Projects Must Strike Delicate Balance, Legal Experts Warn
By Rob Dixon
Fracking protests held across the UK have put the public’s concerns over major energy policies and plans into the spotlight and shown that efforts need to be made to ensure the voices of local people are heard, according to lawyers at Irwin Mitchell.
Fracking – the process of extracting shale gas from underground – has rarely been out of the media in recent weeks, with protests in Balcombe, West Sussex to stop test drilling in the area with concerns it will lead to large scale drilling in the near future.
Francis Egan, chief executive of energy firm Cuadrilla which is due to begin the drilling in Balcombe, has offered reassurances that the process is safe and would not ‘ruin’ countryside areas. But protestors – including locals as well as interest groups and environmental campaigners – are not convinced.
But the environmental debate expanded into a flurry of political animosity after Tory Peer Lord Howell suggested fracking would be more acceptable in ‘desolate’ areas of the North East. He has since apologised.
Justin Neal, a lawyer in Irwin Mitchell’s Public Law team who specialises in planning, environmental and local government issues, has seen concerns raised in the past over test drilling.
He outlined: “The issue of fracking and the viability of projects is new to the UK. Indeed, it could be argued that the recent controversies and protests mark the first time it has been widely scrutinised in media in England - although the debates have been ongoing for some time in the US.
“There are clearly a number of tensions at play on this issue. For instance, concerns remain over the safety of work to release shale gas, as well as the potential impact that it could have on the environment. The specific negative issues related to shale are linked to carbon emissions and groundwater pollution which could affect river ecology and drinking water.
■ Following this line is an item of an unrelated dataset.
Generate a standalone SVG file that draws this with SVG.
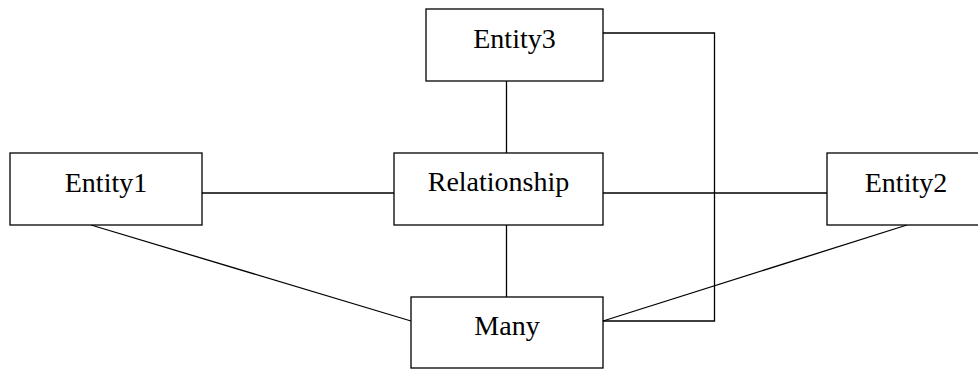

“It is vital that any project strikes the delicate balance between the environmental impact, the effects of the industrialisation which would follow, pressures on local infrastructure and the overall actual energy need.
“In addition, the ongoing debate has shown that local communities are keener than ever to be kept updated of developments related to fracking projects.
“We would urge anyone concerned by fracking projects and energy issues in general to always seek advice from legal experts about what action they may be able to take to ensure that their voices – and the local community at large – can be heard.”
Emily Williams, a planning specialist based at Irwin Mitchell’s Manchester office, said: “New guidance was published just last month to provide support to industry, mining planning authorities and local communities at large regarding how shale gas – and other onshore oil and gas – developments should proceed through the planning system.
“Despite the various discussion and debate surrounding the issue, this will hopefully provide some encouragement to developers that the government does feel that such projects are a part of the future of the energy mix.
“It may also provide some more clarity to the public regarding how such projects should be operated and help to keep them informed of how these processes should function.”